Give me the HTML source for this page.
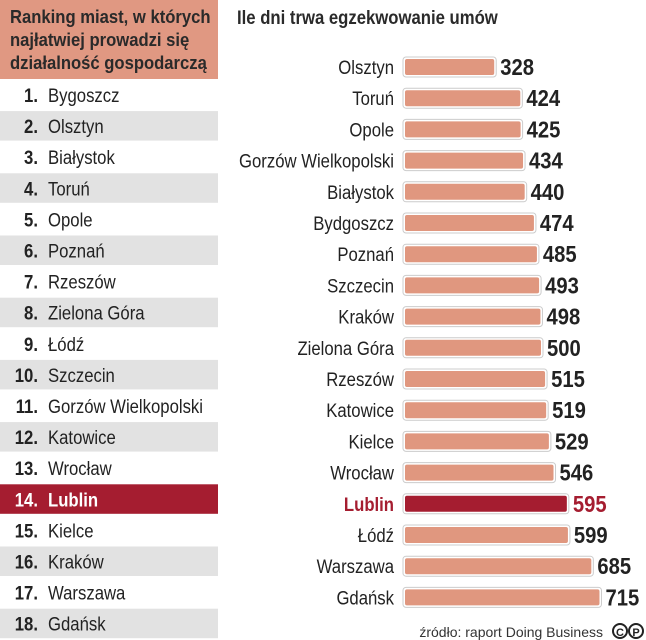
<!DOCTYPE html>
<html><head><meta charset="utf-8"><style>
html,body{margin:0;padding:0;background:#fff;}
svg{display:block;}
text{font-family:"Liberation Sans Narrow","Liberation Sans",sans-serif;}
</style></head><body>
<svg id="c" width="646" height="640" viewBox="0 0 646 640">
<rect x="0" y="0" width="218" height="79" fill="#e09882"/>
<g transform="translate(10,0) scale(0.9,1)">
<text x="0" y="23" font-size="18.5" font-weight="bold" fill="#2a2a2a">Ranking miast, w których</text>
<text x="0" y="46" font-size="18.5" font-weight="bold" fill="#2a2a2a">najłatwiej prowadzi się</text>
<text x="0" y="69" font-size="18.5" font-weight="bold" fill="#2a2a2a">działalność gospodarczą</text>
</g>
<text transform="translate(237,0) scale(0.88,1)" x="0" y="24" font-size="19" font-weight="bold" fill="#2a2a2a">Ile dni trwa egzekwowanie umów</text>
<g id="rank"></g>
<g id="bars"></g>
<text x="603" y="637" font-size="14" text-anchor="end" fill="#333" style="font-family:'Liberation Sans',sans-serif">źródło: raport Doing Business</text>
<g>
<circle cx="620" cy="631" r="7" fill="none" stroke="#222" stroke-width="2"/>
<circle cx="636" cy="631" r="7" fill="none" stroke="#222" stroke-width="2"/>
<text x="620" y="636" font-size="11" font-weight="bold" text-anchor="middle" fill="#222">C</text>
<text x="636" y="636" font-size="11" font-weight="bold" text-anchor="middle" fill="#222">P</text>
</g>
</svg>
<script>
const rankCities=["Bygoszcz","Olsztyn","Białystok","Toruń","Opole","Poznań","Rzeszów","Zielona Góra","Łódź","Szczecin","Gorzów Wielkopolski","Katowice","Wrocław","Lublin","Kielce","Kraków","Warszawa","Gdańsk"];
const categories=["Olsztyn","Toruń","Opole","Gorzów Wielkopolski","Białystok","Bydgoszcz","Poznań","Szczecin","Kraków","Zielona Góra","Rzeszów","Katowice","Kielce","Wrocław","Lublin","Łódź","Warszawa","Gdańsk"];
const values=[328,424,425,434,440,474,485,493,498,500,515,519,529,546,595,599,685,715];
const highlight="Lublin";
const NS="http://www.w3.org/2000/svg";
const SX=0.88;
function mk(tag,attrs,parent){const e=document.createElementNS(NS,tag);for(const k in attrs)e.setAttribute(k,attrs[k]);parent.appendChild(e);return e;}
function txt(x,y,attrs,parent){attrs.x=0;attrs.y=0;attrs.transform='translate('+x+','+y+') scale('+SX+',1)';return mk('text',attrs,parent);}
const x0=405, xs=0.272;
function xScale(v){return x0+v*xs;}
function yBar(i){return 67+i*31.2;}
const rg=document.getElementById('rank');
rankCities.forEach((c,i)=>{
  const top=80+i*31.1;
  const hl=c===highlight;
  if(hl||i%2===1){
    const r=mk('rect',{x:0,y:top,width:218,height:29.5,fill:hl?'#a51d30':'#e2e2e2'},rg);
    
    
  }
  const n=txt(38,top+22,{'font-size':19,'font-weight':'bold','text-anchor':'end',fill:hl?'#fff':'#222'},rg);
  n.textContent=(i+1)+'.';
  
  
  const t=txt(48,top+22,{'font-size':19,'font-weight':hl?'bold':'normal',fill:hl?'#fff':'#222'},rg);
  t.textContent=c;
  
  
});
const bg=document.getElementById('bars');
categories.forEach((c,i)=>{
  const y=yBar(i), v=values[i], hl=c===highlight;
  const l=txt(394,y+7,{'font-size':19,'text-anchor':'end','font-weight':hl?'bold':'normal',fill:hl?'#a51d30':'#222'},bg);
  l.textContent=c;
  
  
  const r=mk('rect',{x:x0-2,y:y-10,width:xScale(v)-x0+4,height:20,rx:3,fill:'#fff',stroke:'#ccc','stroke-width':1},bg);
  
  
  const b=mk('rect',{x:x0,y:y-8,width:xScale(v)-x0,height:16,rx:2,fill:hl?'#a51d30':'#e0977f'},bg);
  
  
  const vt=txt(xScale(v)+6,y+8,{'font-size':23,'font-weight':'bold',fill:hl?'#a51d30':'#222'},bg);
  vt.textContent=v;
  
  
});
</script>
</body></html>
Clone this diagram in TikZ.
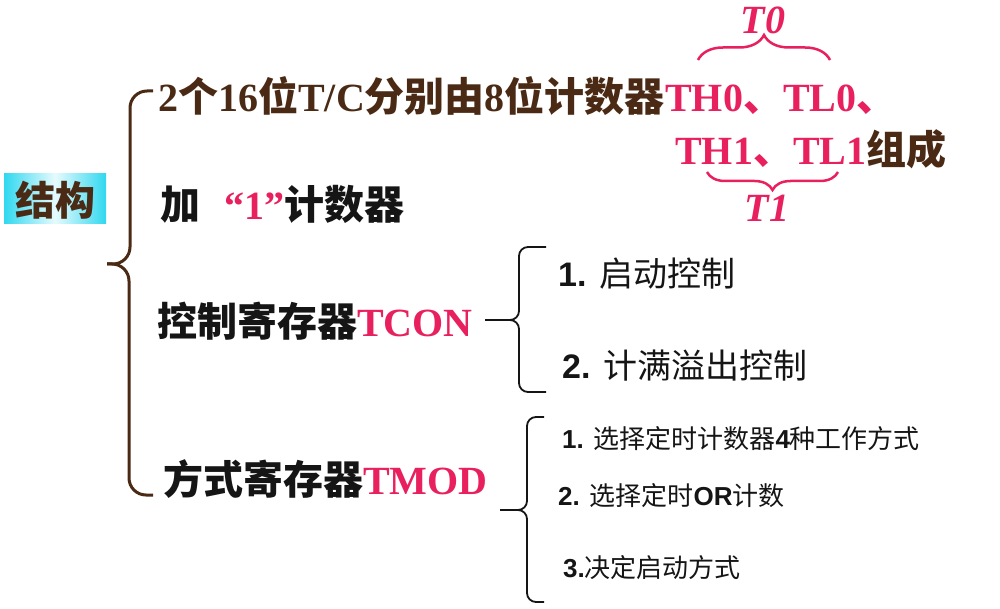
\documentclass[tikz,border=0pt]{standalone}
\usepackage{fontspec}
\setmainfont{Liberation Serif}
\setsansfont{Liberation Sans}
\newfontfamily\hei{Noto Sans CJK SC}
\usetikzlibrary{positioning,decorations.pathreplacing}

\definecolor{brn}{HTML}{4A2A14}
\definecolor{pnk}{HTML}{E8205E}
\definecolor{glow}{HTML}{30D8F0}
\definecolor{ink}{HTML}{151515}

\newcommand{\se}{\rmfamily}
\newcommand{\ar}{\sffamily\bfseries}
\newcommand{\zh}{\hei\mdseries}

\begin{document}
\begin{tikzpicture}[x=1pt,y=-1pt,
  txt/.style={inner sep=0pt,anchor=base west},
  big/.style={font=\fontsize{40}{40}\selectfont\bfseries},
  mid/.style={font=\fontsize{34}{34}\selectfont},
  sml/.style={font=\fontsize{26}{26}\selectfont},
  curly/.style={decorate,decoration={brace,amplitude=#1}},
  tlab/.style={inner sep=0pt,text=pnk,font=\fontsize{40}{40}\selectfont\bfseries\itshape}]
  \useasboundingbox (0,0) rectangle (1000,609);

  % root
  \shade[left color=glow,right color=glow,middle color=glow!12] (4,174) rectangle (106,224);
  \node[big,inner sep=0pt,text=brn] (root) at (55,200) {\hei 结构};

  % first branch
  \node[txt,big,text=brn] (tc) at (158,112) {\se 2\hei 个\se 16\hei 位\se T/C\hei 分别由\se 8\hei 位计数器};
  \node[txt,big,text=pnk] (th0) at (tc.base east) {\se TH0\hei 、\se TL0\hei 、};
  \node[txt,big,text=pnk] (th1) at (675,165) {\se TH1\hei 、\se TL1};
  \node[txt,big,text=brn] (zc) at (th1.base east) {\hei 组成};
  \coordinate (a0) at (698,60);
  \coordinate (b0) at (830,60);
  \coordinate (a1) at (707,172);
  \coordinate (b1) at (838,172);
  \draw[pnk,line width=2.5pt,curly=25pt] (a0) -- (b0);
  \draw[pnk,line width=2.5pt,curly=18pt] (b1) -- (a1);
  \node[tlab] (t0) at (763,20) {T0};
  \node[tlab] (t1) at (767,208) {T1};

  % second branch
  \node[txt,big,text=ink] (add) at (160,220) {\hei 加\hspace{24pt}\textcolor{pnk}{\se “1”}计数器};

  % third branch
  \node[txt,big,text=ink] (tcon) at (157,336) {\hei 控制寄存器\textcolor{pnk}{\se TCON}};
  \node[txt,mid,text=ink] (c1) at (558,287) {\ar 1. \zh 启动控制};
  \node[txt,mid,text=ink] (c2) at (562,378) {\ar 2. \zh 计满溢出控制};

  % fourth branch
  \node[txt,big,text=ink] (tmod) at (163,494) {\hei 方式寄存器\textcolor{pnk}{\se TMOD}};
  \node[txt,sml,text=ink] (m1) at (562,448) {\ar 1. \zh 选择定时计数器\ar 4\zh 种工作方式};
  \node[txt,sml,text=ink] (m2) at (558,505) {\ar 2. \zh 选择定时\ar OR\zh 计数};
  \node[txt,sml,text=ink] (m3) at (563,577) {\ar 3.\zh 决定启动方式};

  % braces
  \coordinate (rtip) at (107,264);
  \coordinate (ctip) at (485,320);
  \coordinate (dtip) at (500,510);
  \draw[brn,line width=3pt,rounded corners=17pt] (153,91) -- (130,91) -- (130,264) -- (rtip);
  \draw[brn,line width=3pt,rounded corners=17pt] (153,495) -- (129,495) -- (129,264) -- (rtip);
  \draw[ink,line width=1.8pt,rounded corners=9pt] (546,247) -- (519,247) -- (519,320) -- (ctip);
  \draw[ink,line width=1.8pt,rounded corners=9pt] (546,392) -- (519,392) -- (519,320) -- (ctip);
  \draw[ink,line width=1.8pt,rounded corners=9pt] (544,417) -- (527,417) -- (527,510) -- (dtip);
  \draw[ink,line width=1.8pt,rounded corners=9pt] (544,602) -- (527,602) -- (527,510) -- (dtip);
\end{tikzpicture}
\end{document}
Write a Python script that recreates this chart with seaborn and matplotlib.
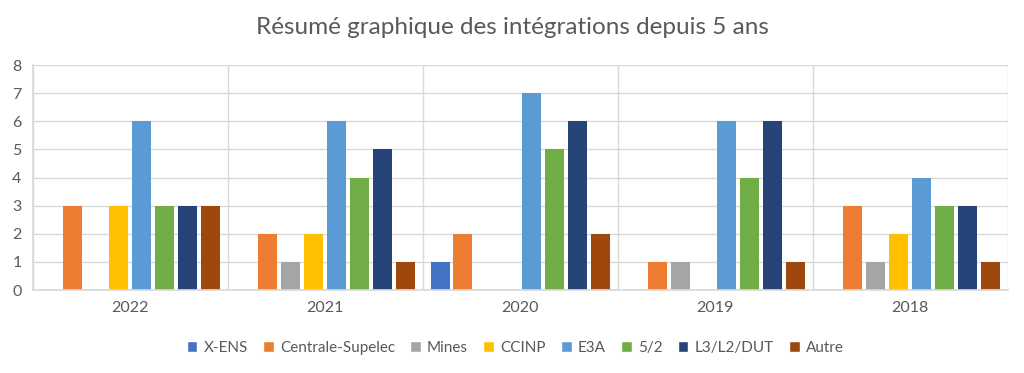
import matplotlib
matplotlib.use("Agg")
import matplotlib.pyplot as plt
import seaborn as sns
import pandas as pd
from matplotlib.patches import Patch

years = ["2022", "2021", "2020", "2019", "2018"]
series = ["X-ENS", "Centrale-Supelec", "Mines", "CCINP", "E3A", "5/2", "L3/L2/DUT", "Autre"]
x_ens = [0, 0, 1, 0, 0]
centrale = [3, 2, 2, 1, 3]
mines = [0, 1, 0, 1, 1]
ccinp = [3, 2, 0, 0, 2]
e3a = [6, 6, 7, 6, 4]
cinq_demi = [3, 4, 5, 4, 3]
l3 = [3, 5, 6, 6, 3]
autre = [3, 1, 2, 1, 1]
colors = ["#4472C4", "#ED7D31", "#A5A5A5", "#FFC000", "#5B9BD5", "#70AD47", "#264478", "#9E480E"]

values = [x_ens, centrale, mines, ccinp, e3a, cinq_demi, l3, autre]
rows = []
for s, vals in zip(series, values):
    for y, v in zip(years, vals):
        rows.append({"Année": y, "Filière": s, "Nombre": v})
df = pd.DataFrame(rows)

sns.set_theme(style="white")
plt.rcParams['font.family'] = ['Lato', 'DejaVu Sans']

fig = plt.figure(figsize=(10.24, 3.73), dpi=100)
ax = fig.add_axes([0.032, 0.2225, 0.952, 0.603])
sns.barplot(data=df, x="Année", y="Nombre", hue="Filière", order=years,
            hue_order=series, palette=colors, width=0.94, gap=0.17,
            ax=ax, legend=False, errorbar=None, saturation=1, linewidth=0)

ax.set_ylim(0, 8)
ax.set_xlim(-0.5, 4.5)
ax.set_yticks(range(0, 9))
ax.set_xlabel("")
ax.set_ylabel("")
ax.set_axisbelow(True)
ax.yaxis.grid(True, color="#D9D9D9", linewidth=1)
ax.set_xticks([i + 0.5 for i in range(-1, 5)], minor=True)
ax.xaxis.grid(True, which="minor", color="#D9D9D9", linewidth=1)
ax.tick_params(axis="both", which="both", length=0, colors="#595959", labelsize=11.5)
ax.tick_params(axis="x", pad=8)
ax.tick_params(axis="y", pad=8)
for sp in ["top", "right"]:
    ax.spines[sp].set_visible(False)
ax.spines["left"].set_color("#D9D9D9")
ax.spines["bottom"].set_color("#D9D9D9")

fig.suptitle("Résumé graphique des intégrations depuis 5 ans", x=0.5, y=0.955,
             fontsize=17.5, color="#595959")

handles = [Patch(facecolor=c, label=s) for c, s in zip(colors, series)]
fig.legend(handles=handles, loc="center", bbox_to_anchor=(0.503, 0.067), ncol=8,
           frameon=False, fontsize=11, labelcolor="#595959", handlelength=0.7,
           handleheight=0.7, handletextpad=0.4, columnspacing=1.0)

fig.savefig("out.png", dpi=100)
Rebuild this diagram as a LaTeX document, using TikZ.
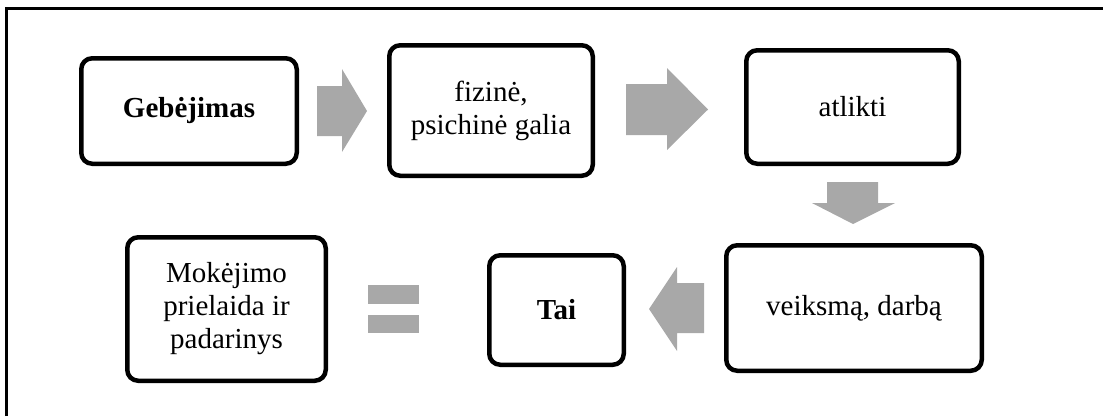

━━━

> _Task directions_
Leave the pictures out and copy exactly the lines from the one with "Clone this diagram in TikZ." through the one with "(add) at (160,220)", nothing more.

> _Result of the task_
Clone this diagram in TikZ.
\documentclass[tikz,border=0pt]{standalone}
\usepackage{fontspec}
\setmainfont{Liberation Serif}
\setsansfont{Liberation Sans}
\newfontfamily\hei{Noto Sans CJK SC}
\usetikzlibrary{positioning,decorations.pathreplacing}

\definecolor{brn}{HTML}{4A2A14}
\definecolor{pnk}{HTML}{E8205E}
\definecolor{glow}{HTML}{30D8F0}
\definecolor{ink}{HTML}{151515}

\newcommand{\se}{\rmfamily}
\newcommand{\ar}{\sffamily\bfseries}
\newcommand{\zh}{\hei\mdseries}

\begin{document}
\begin{tikzpicture}[x=1pt,y=-1pt,
  txt/.style={inner sep=0pt,anchor=base west},
  big/.style={font=\fontsize{40}{40}\selectfont\bfseries},
  mid/.style={font=\fontsize{34}{34}\selectfont},
  sml/.style={font=\fontsize{26}{26}\selectfont},
  curly/.style={decorate,decoration={brace,amplitude=#1}},
  tlab/.style={inner sep=0pt,text=pnk,font=\fontsize{40}{40}\selectfont\bfseries\itshape}]
  \useasboundingbox (0,0) rectangle (1000,609);

  % root
  \shade[left color=glow,right color=glow,middle color=glow!12] (4,174) rectangle (106,224);
  \node[big,inner sep=0pt,text=brn] (root) at (55,200) {\hei 结构};

  % first branch
  \node[txt,big,text=brn] (tc) at (158,112) {\se 2\hei 个\se 16\hei 位\se T/C\hei 分别由\se 8\hei 位计数器};
  \node[txt,big,text=pnk] (th0) at (tc.base east) {\se TH0\hei 、\se TL0\hei 、};
  \node[txt,big,text=pnk] (th1) at (675,165) {\se TH1\hei 、\se TL1};
  \node[txt,big,text=brn] (zc) at (th1.base east) {\hei 组成};
  \coordinate (a0) at (698,60);
  \coordinate (b0) at (830,60);
  \coordinate (a1) at (707,172);
  \coordinate (b1) at (838,172);
  \draw[pnk,line width=2.5pt,curly=25pt] (a0) -- (b0);
  \draw[pnk,line width=2.5pt,curly=18pt] (b1) -- (a1);
  \node[tlab] (t0) at (763,20) {T0};
  \node[tlab] (t1) at (767,208) {T1};

  % second branch
  \node[txt,big,text=ink] (add) at (160,220) {\hei 加\hspace{24pt}\textcolor{pnk}{\se “1”}计数器};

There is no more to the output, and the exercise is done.